Surabaya, – Mengawali tahun 2025 ini, Indonesia sebagai bangsa yang majemuk akan menghadapi satu tradisi yang telah lama berlangsung khususnya bagi masyarakat Tionghoa yaitu Imlek. Secara nasional, Imlek akan jatuh pad Rabu (29/1/2025) besok dan menjadi simbol lintas budaya di tanah air.
Menurut sejarawan Universitas Airlangga, Shinta Devi Ika Santhi Rahayu, perayaan Imlek berasal dari tradisi menyambut musim semi di negeri asalnya, Cina alias Tiongkok dimana saat itu, mayoritas masyarakat Tiongkok adalah petani. “Para petani ini menyambut datangnya musim semi sebagai pertanda awal hidup yang baru,” tukas Shinta dalam keterangannya, Selasa (28/1/2025).
Untuk konteks Indonesia, perayaan Imlek sempat pernah dilarang dilaksanakan yakni saat era Presiden Soeharto atau Orde Baru terutama di arela publik. “Di masa Orde Baru, tradisi Imlek tidak boleh dirayakan di ruang publik. Pelaksanaannya juga secara terbatas,” papar Shinta.
“Baru pada pemerintahan Presiden KH Abdurrahman Wahid, perayaan Imlek mendapatkan pengakuan secara nasional bahkan menjadi hari libur nasional,” imbuhnya.
Shinta menegaskan bahwa keunikan Imlek terletak pada aspek inklusivitasnya, dimana menurutnya, tradisi Imlek tidak hanya dimiliki oleh masyarakat Tionghoa saja melainkan seluruh masyarakat Indonesia.
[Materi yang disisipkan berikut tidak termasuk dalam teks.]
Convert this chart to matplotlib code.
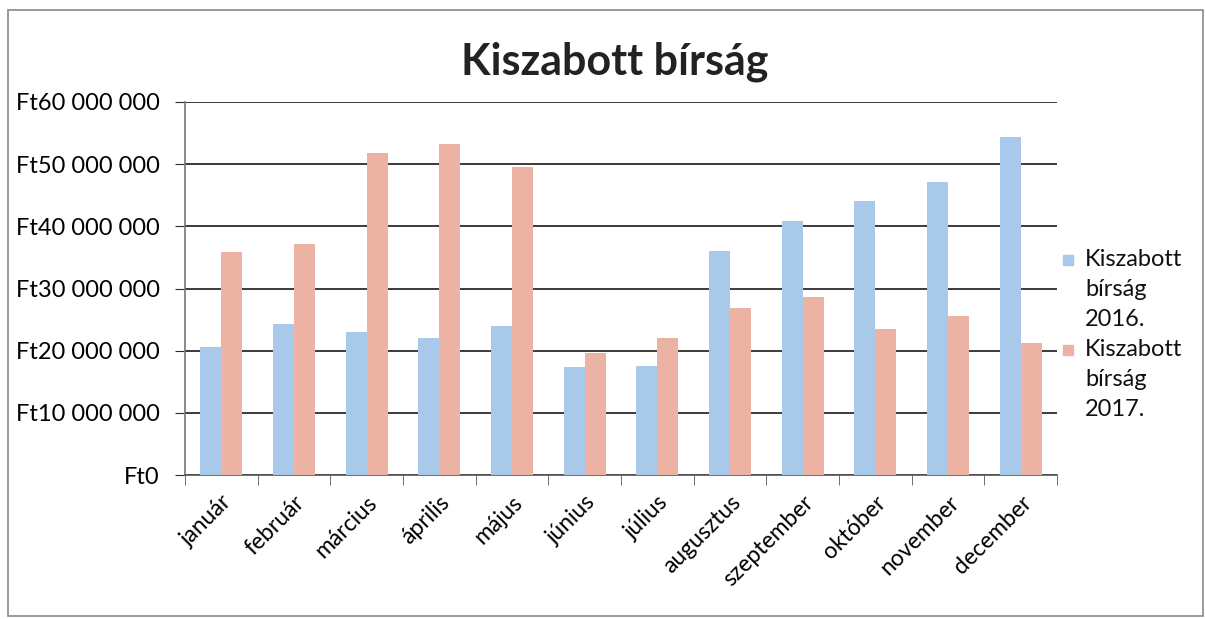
import matplotlib
matplotlib.use("Agg")
import matplotlib.pyplot as plt
import numpy as np
from matplotlib.ticker import FuncFormatter, MultipleLocator
from matplotlib.patches import Rectangle

months = ["január", "február", "március", "április", "május", "június",
          "július", "augusztus", "szeptember", "október", "november", "december"]
birsag_2016 = [20.6, 24.3, 23.0, 22.0, 23.9, 17.4, 17.5, 36.0, 40.8, 44.0, 47.2, 54.3]
birsag_2017 = [35.8, 37.2, 51.8, 53.3, 49.5, 19.7, 22.0, 26.8, 28.6, 23.5, 25.5, 21.3]
labels = ["Kiszabott\nbírság\n2016.", "Kiszabott\nbírság\n2017."]

blue = "#a9c9ea"
pink = "#ecb3a4"

plt.rcParams['font.family'] = ['Lato', 'DejaVu Sans']

W, H = 1205, 619
fig = plt.figure(figsize=(W / 100, H / 100), dpi=100)
# outer chart frame
fig.patches.append(Rectangle((8 / W, 3 / H), 1195 / W, 606 / H, transform=fig.transFigure,
                             fill=False, edgecolor="#8a8a8a", linewidth=1.2))
ax = fig.add_axes([185 / W, (H - 475) / H, 872 / W, 373 / H])

x = np.arange(len(months))
w = 0.29
ax.bar(x - w / 2, np.array(birsag_2016) * 1e6, w, color=blue, zorder=3)
ax.bar(x + w / 2, np.array(birsag_2017) * 1e6, w, color=pink, zorder=3)

ax.set_xlim(-0.5, len(months) - 0.5)
ax.set_ylim(0, 60e6)
ax.yaxis.set_major_locator(MultipleLocator(10e6))
ax.yaxis.set_major_formatter(FuncFormatter(
    lambda v, p: "Ft" + "{:,}".format(int(round(v))).replace(",", " ")))
ax.grid(axis="y", color="#2b2b2b", linewidth=1.3, zorder=0)

ax.set_xticks(x)
ax.set_xticklabels(months, rotation=45, ha="right", rotation_mode="anchor")
ax.set_xticks(np.arange(-0.5, len(months)), minor=True)
ax.tick_params(axis="x", which="major", length=0, pad=12, labelsize=16.5)
ax.tick_params(axis="x", which="minor", length=7, direction="out", color="#555555")
ax.tick_params(axis="y", length=7, color="#2b2b2b", labelsize=17, pad=11)

for s in ["top", "right"]:
    ax.spines[s].set_visible(False)
ax.spines["left"].set_color("#777777")
ax.spines["bottom"].set_color("#555555")
ax.spines["left"].set_linewidth(1.2)
ax.spines["bottom"].set_linewidth(1.2)

fig.text(615 / W, 1 - 62 / H, "Kiszabott bírság", ha="center", va="center",
         fontsize=31, fontweight="bold", color="#222222")

# legend, Excel style: marker beside the first line of a wrapped label
for lab, col, ytop in zip(labels, [blue, pink], [260, 350]):
    fig.patches.append(Rectangle((1063 / W, 1 - (ytop + 5) / H), 10 / W, 10 / H,
                                 transform=fig.transFigure, color=col))
    for k, line in enumerate(lab.split("\n")):
        fig.text(1085 / W, 1 - (ytop + 30 * k) / H, line, ha="left", va="center",
                 fontsize=17, color="#111111")

fig.savefig("out.png", dpi=100)
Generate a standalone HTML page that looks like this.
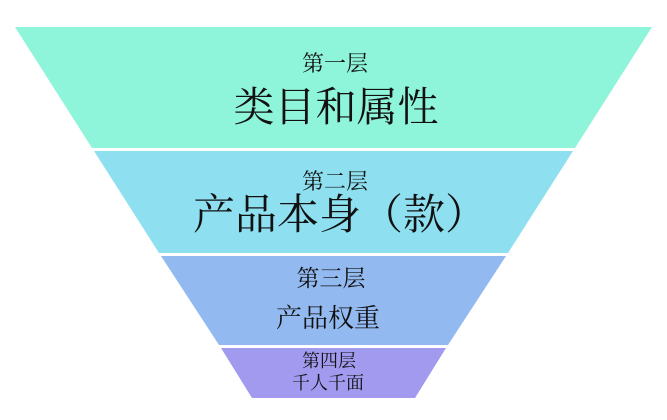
<!DOCTYPE html>
<html><head><meta charset="utf-8"><style>
html,body{margin:0;padding:0;background:#fff;width:667px;height:420px;overflow:hidden}
svg text{font-family:"Liberation Serif","Noto Serif CJK SC",serif;fill:#111;text-anchor:middle}
</style></head><body>
<svg width="667" height="420" viewBox="0 0 667 420">
<polygon points="15,27 652,27 575,148 92,148" fill="#8ef4da"/>
<polygon points="94,151 573,151 508,253 159,253" fill="#8ee0f1"/>
<polygon points="161,256 506,256 448,345 219,345" fill="#93b9f1"/>
<polygon points="221,348 446,348 415,398 252,398" fill="#a19aef"/>
<text x="335" y="71" font-size="22">第一层</text>
<text x="336" y="121" font-size="41">类目和属性</text>
<text x="335" y="189" font-size="22">第二层</text>
<text x="340" y="229" font-size="42">产品本身（款）</text>
<text x="331" y="286" font-size="23">第三层</text>
<text x="328" y="327" font-size="26">产品权重</text>
<text x="329" y="367" font-size="18">第四层</text>
<text x="328" y="389" font-size="18">千人千面</text>
</svg>
</body></html>
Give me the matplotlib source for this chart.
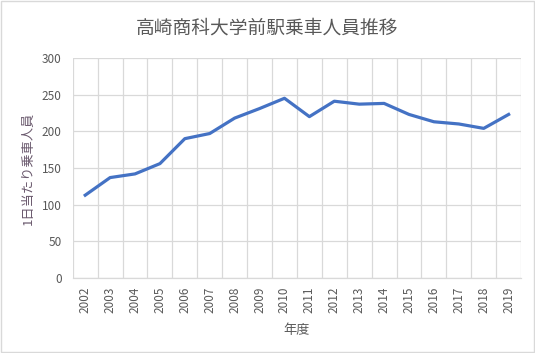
import matplotlib
matplotlib.use("Agg")
import matplotlib.pyplot as plt
from matplotlib.patches import Rectangle

plt.rcParams['font.family'] = ['Noto Sans CJK JP', 'DejaVu Sans']

# 高崎商科大学前駅 1日当たり乗車人員
years = ["2002", "2003", "2004", "2005", "2006", "2007", "2008", "2009", "2010",
         "2011", "2012", "2013", "2014", "2015", "2016", "2017", "2018", "2019"]
riders = [113, 137, 142, 156, 190, 197, 218, 231, 245,
          220, 241, 237, 238, 223, 213, 210, 204, 223]
yticks = [0, 50, 100, 150, 200, 250, 300]

text_color = "#595959"
grid_color = "#d9d9d9"

fig = plt.figure(figsize=(5.35, 3.53), dpi=100)
ax = fig.add_axes([0.136, 0.212, 0.838, 0.624])

x = list(range(len(years)))
ax.plot(x, riders, color="#4472c4", linewidth=2.3, solid_joinstyle="round")

ax.set_xlim(-0.5, len(years) - 0.5)
ax.set_ylim(0, 300)
ax.set_yticks(yticks)
ax.set_xticks(x)
ax.set_xticklabels(years, rotation=90)
# vertical gridlines sit between the categories, like Excel
ax.set_xticks([i - 0.5 for i in range(len(years) + 1)], minor=True)
ax.grid(axis="y", which="major", color=grid_color, linewidth=0.9)
ax.grid(axis="x", which="minor", color=grid_color, linewidth=0.9)
ax.set_axisbelow(True)

for side in ["top", "right", "left"]:
    ax.spines[side].set_visible(False)
ax.spines["bottom"].set_color(grid_color)
ax.spines["bottom"].set_linewidth(0.9)

ax.tick_params(axis="both", which="both", length=0, colors=text_color, labelsize=8.5)
ax.tick_params(axis="y", pad=8)
ax.tick_params(axis="x", pad=6)

# title is centred on the whole chart, not on the plot area
fig.text(0.5, 0.92, "高崎商科大学前駅乗車人員推移", fontsize=13.5, color=text_color,
         ha="center", va="center")
ax.set_xlabel("年度", fontsize=9.5, color=text_color, labelpad=8)
ax.set_ylabel("1日当たり乗車人員", fontsize=9.5, color="#6b5a6e", labelpad=5)

fig.patches.append(Rectangle((0.001, 0.002), 0.997, 0.995, transform=fig.transFigure,
                             fill=False, edgecolor="#d9d9d9", linewidth=1))

fig.savefig("out.png", dpi=100, facecolor="white")
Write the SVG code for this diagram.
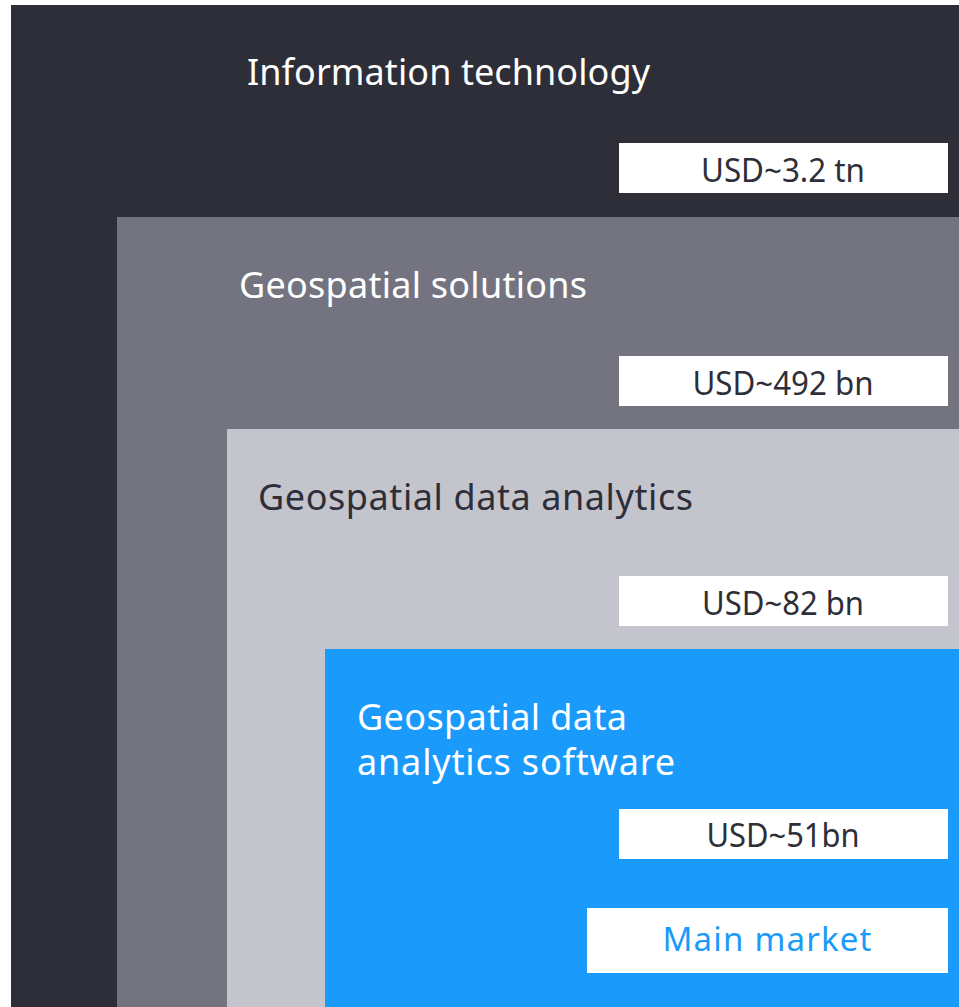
<svg xmlns="http://www.w3.org/2000/svg" width="959" height="1007" viewBox="0 0 959 1007">
<style>
.t{font-family:"Noto Sans","Open Sans",sans-serif;font-size:36px}
.w{fill:#ffffff}
.d{fill:#2e2e38}
.lb{fill:#ffffff}
.v{font-family:"Noto Sans","Open Sans",sans-serif;font-size:33px;fill:#2e2e38;text-anchor:middle}
.m{font-family:"Noto Sans","Open Sans",sans-serif;font-size:33px;fill:#1a9afa;text-anchor:middle}
</style>
<rect width="959" height="1007" fill="#ffffff"/>
<g id="it">
<rect x="11" y="5" width="948" height="1002" fill="#2e2e38"/>
<text class="t w" x="247" y="85" textLength="403" lengthAdjust="spacing">Information technology</text>
<rect class="lb" x="619" y="143" width="329" height="50"/>
<text class="v" x="783" y="182" textLength="164" lengthAdjust="spacingAndGlyphs">USD~3.2 tn</text>
</g>
<g id="geo-solutions">
<rect x="117" y="217" width="842" height="790" fill="#747480"/>
<text class="t w" x="239" y="298" textLength="348" lengthAdjust="spacing">Geospatial solutions</text>
<rect class="lb" x="619" y="356" width="329" height="50"/>
<text class="v" x="783" y="395" textLength="181" lengthAdjust="spacingAndGlyphs">USD~492 bn</text>
</g>
<g id="geo-analytics">
<rect x="227" y="429" width="732" height="578" fill="#c4c4cd"/>
<text class="t d" x="258" y="510" textLength="435" lengthAdjust="spacing">Geospatial data analytics</text>
<rect class="lb" x="619" y="576" width="329" height="50"/>
<text class="v" x="783" y="615" textLength="162" lengthAdjust="spacingAndGlyphs">USD~82 bn</text>
</g>
<g id="geo-software">
<rect x="325" y="649" width="634" height="358" fill="#1a9afa"/>
<text class="t w" x="357" y="730" textLength="270" lengthAdjust="spacing">Geospatial data</text>
<text class="t w" x="357" y="775" textLength="318" lengthAdjust="spacing">analytics software</text>
<rect class="lb" x="619" y="809" width="329" height="50"/>
<text class="v" x="783" y="847" textLength="153" lengthAdjust="spacingAndGlyphs">USD~51bn</text>
<rect class="lb" x="587" y="908" width="361" height="65"/>
<text class="m" x="767" y="951" textLength="209" lengthAdjust="spacing">Main market</text>
</g>
</svg>
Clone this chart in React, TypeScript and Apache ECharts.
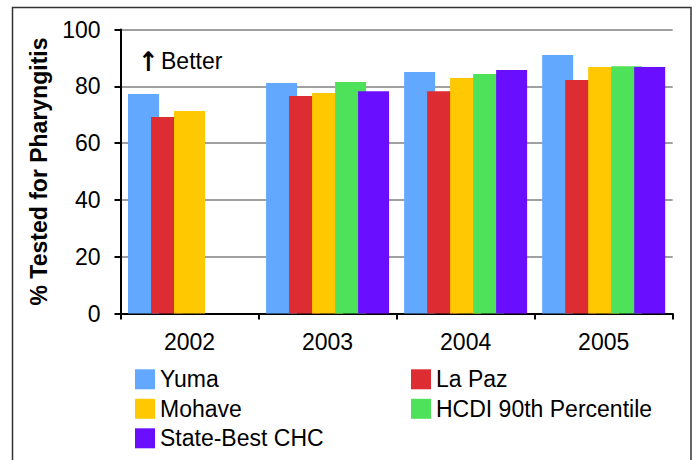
import React, { useEffect, useRef } from "react";
import * as echarts from "echarts";

const categories = ["2002", "2003", "2004", "2005"];
const seriesNames = ["Yuma", "La Paz", "Mohave", "HCDI 90th Percentile", "State-Best CHC"];
const yuma = [77.3, 81.2, 85.0, 91.0];
const laPaz = [69.2, 76.6, 78.3, 82.2];
const mohave = [71.3, 77.6, 82.9, 86.8];
const hcdi = [null, 81.5, 84.3, 87.1];
const stateBest = [null, 78.3, 85.7, 86.8];
const yTicks = { min: 0, max: 100, interval: 20 };

const colors = ["#62A8FF", "#DE2C33", "#FFC800", "#4EE25A", "#6A0EFF"];
const FONT = "'Liberation Sans', Arial, sans-serif";
const FS = 23;

export default function App() {
  const ref = useRef<HTMLDivElement>(null);
  useEffect(() => {
    if (!ref.current) return;
    const chart = echarts.init(ref.current, null, { renderer: "svg" });
    const values = [yuma, laPaz, mohave, hcdi, stateBest];
    const legendText = { fontFamily: FONT, fontSize: FS, color: "#000" };
    const legendBase = {
      orient: "vertical",
      top: 367.8,
      height: 120,
      padding: 0,
      itemWidth: 20,
      itemHeight: 20,
      itemGap: 6.5,
      icon: "rect",
      selectedMode: false,
      textStyle: legendText,
    };
    chart.setOption({
      animation: false,
      backgroundColor: "#fff",
      textStyle: { fontFamily: FONT },
      grid: { left: 120.5, right: 23.3, top: 29.5, bottom: 146.5, containLabel: false },
      legend: [
        { ...legendBase, data: [seriesNames[0], seriesNames[2], seriesNames[4]], left: 135 },
        { ...legendBase, data: [seriesNames[1], seriesNames[3]], left: 411 },
      ],
      xAxis: {
        type: "category",
        data: categories,
        axisLine: { show: true, lineStyle: { color: "#000", width: 2 } },
        axisTick: { show: true, length: 6, lineStyle: { color: "#000", width: 2 } },
        axisLabel: { fontFamily: FONT, fontSize: FS, color: "#000", margin: 17 },
        splitLine: { show: false },
      },
      yAxis: {
        type: "value",
        min: yTicks.min,
        max: yTicks.max,
        interval: yTicks.interval,
        name: "% Tested for Pharyngitis",
        nameLocation: "middle",
        nameRotate: 90,
        nameGap: 70,
        nameTextStyle: { fontFamily: FONT, fontSize: FS, fontWeight: "bold", color: "#000" },
        axisLine: { show: true, lineStyle: { color: "#000", width: 2 } },
        axisTick: { show: true, length: 6, lineStyle: { color: "#000", width: 2 } },
        axisLabel: { fontFamily: FONT, fontSize: FS, color: "#000", margin: 20 },
        splitLine: { show: true, lineStyle: { color: "#a0a0a0", width: 2 } },
      },
      series: seriesNames.map((name, i) => ({
        name,
        type: "bar",
        data: values[i],
        barWidth: 31,
        barGap: "-25.8%",
        itemStyle: { color: colors[i] },
      })),
      graphic: [
        {
          type: "rect",
          shape: { x: 12.5, y: 7.5, width: 678.5, height: 480 },
          style: { fill: "none", stroke: "#333", lineWidth: 1.5 },
          silent: true,
        },
        {
          type: "text",
          x: 138,
          y: 61.3,
          style: {
            text: "↑",
            fontFamily: "'DejaVu Sans Condensed', 'DejaVu Sans', sans-serif",
            fontSize: 27,
            fontWeight: "bold",
            fill: "#000",
            verticalAlign: "middle",
          },
        },
        {
          type: "text",
          x: 161,
          y: 61.3,
          style: { text: "Better", fontFamily: FONT, fontSize: FS, fill: "#000", verticalAlign: "middle" },
        },
      ],
    });
    return () => chart.dispose();
  }, []);
  return <div ref={ref} style={{ position: "fixed", left: 0, top: 0, width: 696, height: 460 }} />;
}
Shinta mencontohkan seperti tradisi membagikan angpao yang juga ada di momen Idulfitri atau adanya mie panjang umur dan kue keranjang yang telah menjadi bagian dari tradisi bersama bahkan termasuk barongsai dan berbagai pernak-pernik Imlek lainnya telah menjadi bagian masyarakat Indonesia secara umum.
“Ini membuktikan betapa terbukanya masyarakat Indonesia terhadap budaya baru khususnya budaya Tionghoa,” tegas Shinta.

Karena itulah, Shinta menerangkan bahwa terdapat elemen filosofis pada setiap pernak-pernik Imlek dimana misal tekstur lengket pada kue keranjang mencerminkan eratnya hubungan persaudaraan termasuk kuenya sendiri melambangkan harapan hidup bahagia.
“Untuk warna merah yang biasanya identik sebagai warna dominan dalam perayaan Imlek itu melambangkan keberuntungan dan kesuksesan, sementara untuk warna emasnya sendiri melambangkan kemakmuran,” paparnya menjelaskan detail.
Untuk konteks perayaan yang eringkali diidentikan dengan hujan adalah pembawa rezeki berlimpah, menurut Shinta, masyarakat Tionghoa percaya bahwa sebelum perayaan Imlek, Dewi Kwan Im turun ke Bumi untuk menyiram bunga meihua. “Makanya dalam perayaan Imlek jika turun hujan diyakini sebagai siraman air dari Sang Dewi tersebut,” katanya.
Banyaknya filosofi yang terkandung dalam perayaan Imlek, lanjut Shinta, menjadikannya tidak hanya sekebuah momentum budaya, melainkan telah menjadi simbol keberagaman dan harmoni yang harus dipertahankan di tengah maraknya globalisasi sehingga menjadi perekat persatuan dan kesatuan bangsa.